My fondest memory of him is the night he gave my wife and me a ride home from a party in Echo Park, an old hillside neighborhood near downtown Los Angeles. It was late, no one was on the streets, and a copious amount of marijuana had been smoked during the course of the evening.

Rick drove a VW Bug. My wife was in the front seat, I was in the back. We turned a corner at the top of a hill. Suddenly it was as if the asphalt before us had disappeared. Rick edged the front wheels over that point where one knows in their belly it is all down hill from here. My wife and I held hands between the bucket seats. We were off.

The perspective was acute like looking down a huge slide. Street lights were flying by, twinkling progressively smaller and smaller in converging rows before us, closing in on an impossibly distant end of all existence far below.

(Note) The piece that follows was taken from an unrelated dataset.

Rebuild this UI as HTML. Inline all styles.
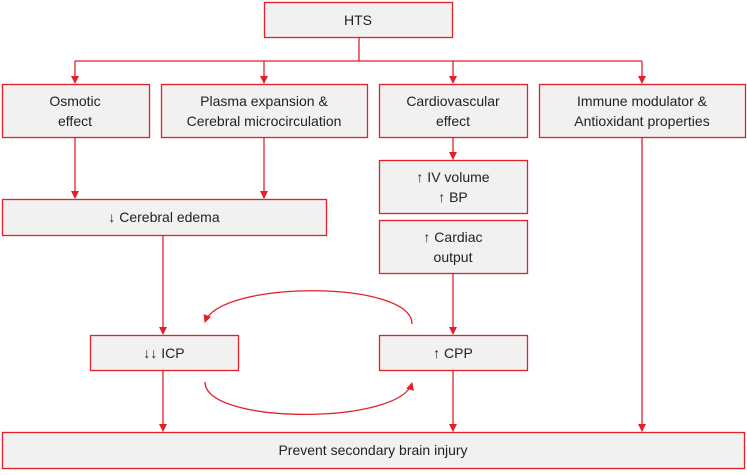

From where I sat, Rick and my wife were silhouettes, as if I was one row behind them at a movie. And the image on the screen suggested we were about to leap to warp speed. But the soundtrack was from another universe. “Cosmetics is mostly about improving appearances,” Rick intoned. “But it’s about scents too. Smells and stuff. My all time favorite scent is what you get when you open a jar of Oil of the Tortoise. No kidding. It’s a face crème with this really delicate scent that’s, you know, a tad unusual. But it’s also really, really… Well, let me give you a sample. You’ll love it. I know you’ll love it. It’s so, so….mmmmm.” The scary, giddy moment was strangely magical. A feeling like falling past blurred wisps of light in a dark, dark sky, while a sweet and funny guy with frizzled hair erupting from the sides of his head rattled on about Oil of the Tortoise.